Thursday, March 12, 2020

Good Data Is Critical To The TV Ad Industry, Market Volatility Impacts Collection

COMMENTARY

Good Data Is Critical To The TV Ad Industry, Market Volatility Impacts Collection

The U.S. stock market lives and dies on specific, predictable information. The advertising marketplace, as well.
If buyers sense that information is unreliable, incomplete, or otherwise, the stock market will react. That means negative results for all parties concerned.
The Dow Jones Industrial Index, S&P 500, and the Nasdaq have been in that unstable, reactionary period over the last several days — and its reflected in severe market drops.
Marketers don’t necessarily make key media and advertising decisions on stock-market moves. They look at key economic data.
Volatility is the result of the uncertainty of the coronavirus -- perhaps for the near-term. If consumers are staying indoors -- not shopping or perhaps working less due to restrictions or otherwise -- that impacts the economy.
The question that keeps being asked: What kind of near-term, mid-term, long-term damage will the Covid-19 virus really do to economic growth, to employment, and, tangentially, to the media?
The stock market counts on predictable data. Virus data has been anything but that. In the U.S., a country of more than 300 million -- with thousands being tested so far and 804 positive U.S. cases out of 117,000 worldwide -- there are gaps in that knowledge.
Mortality numbers are the major natural focus.

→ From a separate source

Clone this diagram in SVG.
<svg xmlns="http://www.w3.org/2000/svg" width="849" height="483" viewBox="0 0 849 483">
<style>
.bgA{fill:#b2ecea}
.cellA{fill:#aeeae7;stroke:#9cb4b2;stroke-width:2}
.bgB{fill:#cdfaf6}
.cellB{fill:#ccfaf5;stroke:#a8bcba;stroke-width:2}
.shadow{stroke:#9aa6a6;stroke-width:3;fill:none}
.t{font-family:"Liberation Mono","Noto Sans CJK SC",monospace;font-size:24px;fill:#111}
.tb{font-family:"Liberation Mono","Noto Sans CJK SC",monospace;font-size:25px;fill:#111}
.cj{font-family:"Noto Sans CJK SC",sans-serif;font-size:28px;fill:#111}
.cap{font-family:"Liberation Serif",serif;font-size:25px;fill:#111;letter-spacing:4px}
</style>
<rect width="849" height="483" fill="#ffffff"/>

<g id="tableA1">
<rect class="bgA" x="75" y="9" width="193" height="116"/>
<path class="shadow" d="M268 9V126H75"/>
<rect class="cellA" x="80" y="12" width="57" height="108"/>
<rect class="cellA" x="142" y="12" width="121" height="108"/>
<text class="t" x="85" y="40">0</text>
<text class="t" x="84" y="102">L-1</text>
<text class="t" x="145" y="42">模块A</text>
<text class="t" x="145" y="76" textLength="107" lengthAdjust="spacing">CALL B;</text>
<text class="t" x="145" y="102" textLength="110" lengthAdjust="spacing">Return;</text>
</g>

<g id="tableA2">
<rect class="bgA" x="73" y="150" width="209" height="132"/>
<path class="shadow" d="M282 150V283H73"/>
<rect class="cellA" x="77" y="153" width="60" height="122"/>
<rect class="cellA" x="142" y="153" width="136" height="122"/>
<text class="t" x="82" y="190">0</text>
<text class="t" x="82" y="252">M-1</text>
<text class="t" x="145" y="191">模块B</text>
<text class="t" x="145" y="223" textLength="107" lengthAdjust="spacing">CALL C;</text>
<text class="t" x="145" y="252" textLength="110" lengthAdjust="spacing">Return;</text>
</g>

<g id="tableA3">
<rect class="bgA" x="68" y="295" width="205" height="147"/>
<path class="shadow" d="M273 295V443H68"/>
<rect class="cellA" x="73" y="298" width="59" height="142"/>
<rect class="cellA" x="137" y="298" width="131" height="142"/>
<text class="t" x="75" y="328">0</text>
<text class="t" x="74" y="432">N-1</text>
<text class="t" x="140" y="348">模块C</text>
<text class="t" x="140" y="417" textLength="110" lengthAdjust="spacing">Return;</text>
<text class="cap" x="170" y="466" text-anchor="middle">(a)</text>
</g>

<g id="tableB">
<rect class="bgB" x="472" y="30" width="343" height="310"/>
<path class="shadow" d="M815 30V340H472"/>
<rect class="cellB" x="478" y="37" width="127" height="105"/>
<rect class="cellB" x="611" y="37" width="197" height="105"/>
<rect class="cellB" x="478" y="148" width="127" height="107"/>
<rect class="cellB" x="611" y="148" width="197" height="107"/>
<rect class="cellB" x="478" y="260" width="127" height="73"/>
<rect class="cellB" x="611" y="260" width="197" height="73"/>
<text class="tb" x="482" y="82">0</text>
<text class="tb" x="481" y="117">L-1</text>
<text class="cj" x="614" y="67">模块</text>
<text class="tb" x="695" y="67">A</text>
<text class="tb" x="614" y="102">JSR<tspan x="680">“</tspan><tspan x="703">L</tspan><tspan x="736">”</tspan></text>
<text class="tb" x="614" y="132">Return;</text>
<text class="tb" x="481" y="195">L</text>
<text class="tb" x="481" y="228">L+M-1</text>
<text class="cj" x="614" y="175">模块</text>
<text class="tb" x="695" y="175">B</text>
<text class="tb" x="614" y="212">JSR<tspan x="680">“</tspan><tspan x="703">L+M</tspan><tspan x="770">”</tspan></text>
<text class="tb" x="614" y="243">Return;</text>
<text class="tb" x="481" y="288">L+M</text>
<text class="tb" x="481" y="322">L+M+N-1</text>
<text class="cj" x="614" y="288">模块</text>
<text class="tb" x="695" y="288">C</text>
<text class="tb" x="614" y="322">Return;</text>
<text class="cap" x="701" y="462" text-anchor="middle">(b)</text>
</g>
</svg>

But analysts have said they don’t trust the ‘denominator’ in this calculation -- that is the number of those who have the actual virus. Due to the lack of testing at scale -- and because many are probably asymptomatic -- we don’t have a complete picture.
The bottom line is: “We don’t know how many people are sick,” says Robinson Meyer, staff writer for The Atlantic on MSNBC on Monday. And the lack of such data is making things unstable.
How does this relate to TV? Marketers always figure out where the TV marketplace is, data-wise. While there are many factors that contribute to this, much comes from supply (ratings points/impressions) and demand (TV advertising money currently working). Economic data has a strong effect on the latter.
Right now, TV advertising market data is appropriately taking a back seat to the more pressing public health concerns and its data needs. Still, if the latter doesn’t get the information it needs, the former will suffer.